In a press release issued Monday afternoon, UL Lafayette President Ray Authement said there was not enough time for the university to test the climate controls of the new facility and to guarantee that the proper environment existed for the art.
Mhire said the museum received a $200,000 grant from the Louisiana Office of Tourism for the million-dollar exhibit. The grant required the museum to apply for the Arts and Artifacts Indemnity Program, administered by the National Endowment for the Arts.
Under the program, Mhire said, “the federal government assumes the risk.” Mhire said that the administrator of the program, Alice M. Whelihan, encouraged the museum to apply for the program, even though the program rarely accepts inaugural exhibitions presented in newly constructed buildings.
Mhire said that after the museum’s application was denied, an insurance policy from Huntington Block was secured for the exhibit.

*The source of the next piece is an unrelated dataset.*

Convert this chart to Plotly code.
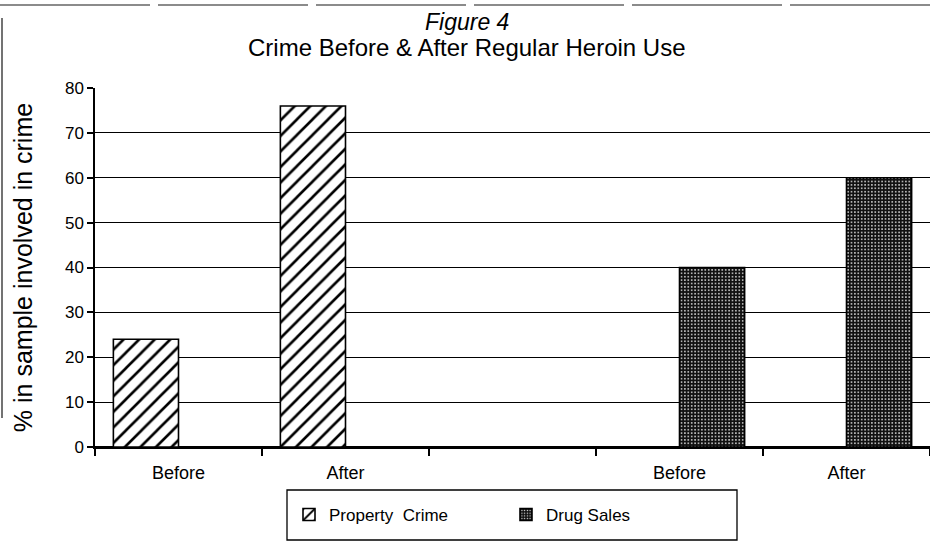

Henry Bernstein, general counsel for the Department of Culture, Recreation and Tourism, said the Office of Tourism has made a series of payments to the museum totaling $125,000. Bernstein said that the university will have to account for the money it has already spent.
“They don’t have to refund us the money they’ve already spent,” he said. “If they have funds they have not spent, then yes, they have to return those.”
Mhire said that he was uncertain about the exact amount of state funds that had already been spent, but estimated it was one-third to one-half of the total.
Mhire said that the exhibit was delayed solely because of the instability of the new facility’s climate control systems.
Paul Hilliard said that the postponement of the museum’s first exhibit hasn’t undermined its mission. The owner of Badger Oil in Lafayette, Hilliard provided the lead gift of $3 million to build the new facility.
“It’s like in the military — it’s the mission, not the man,” Hilliard said. You’ve got to always bear that in mind. We’re not going to let a little glitch like this be a deterrent of any sort. I think Herman and everybody who was associated with it was disappointed, but I think we just cut it too close.”